4) Dustin Hoffman (Rain Man) - "A preposterous award for a collection of ticks and actorly tricks with no depth or soul. Tom Cruise actually gave the much deeper and more intuitive performance in this film, which shows just where the Academy's brain is most of the time." (Jeffrey A. Anderson). (NOTE: I don’t know who this Mr. Anderson is, but since he agrees both with me and Toby at Tubeworld re: Cruise giving the better performance he would appear to be a very perceptive individual.)
3) Tom Hanks (Forrest Gump) – I knew Tom would make the list with this one. Maybe I should have chosen him instead of picking on Henry Fonda.
2) Al Pacino (Scent of a Woman) – “He’s blind and he yells. Look! He dances the tango! I wish I were deaf.” (Isaac Bickerstaff)

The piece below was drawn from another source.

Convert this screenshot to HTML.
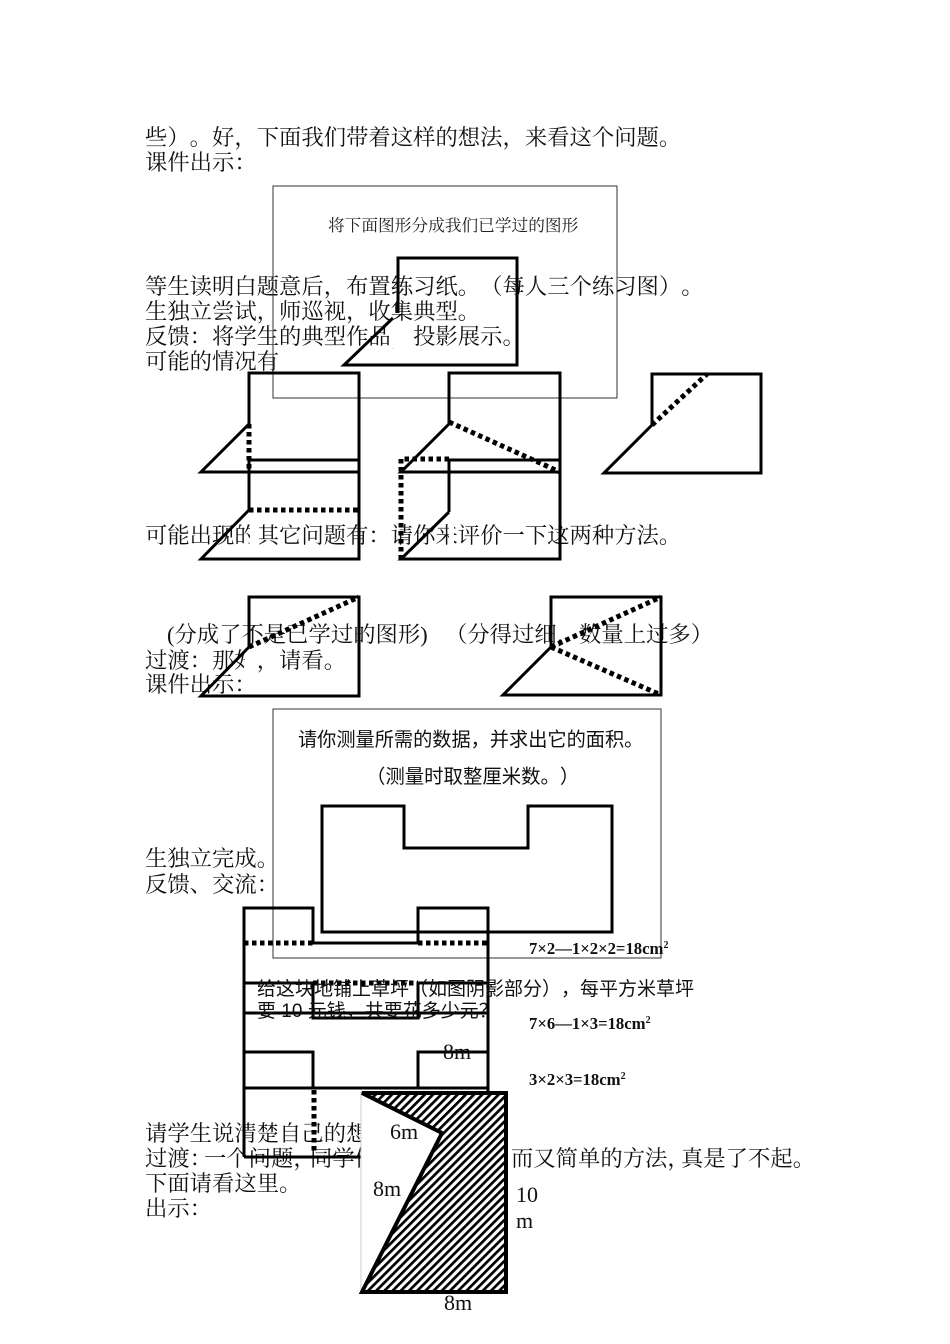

1) Roberto Benigni (Life is Beautiful) – I knew this performance would win all the marbles (a grand total of 232 points) even though I’ve never watched the movie and probably never will. A “comedy” about the Holocaust seems impossible to pull off; hell, there are still people today who argue that there’s nothing funny about Chaplin’s The Great Dictator (as to Benigni’s comparison to the Little Tramp, Daniel L. cracks: “He ain’t Chaplin, he’s Charlie Callas”) or Lubitsch’s To Be or Not to Be. The knives come out in the form of suffer-no-Italian-fools-gladly comments for this atrocity over at Eddie’s, so be sure not to be drinking any liquids when reading them—my personal favorite comes from Daniel Fienberg: "Something very weird happened to award voters in the winter of 1998. It's one thing that they became entranced by a mediocre Italian comedian and his grossly superficial and sappy Holocaust comedy, but they also became really amused by what said Italian comedian would do if they kept giving him awards. It was like a psychotic babysitter thinking it was cool to give a six-year-old coffee and Pixie Stix knowing that the kid would be the parents' responsibility later.”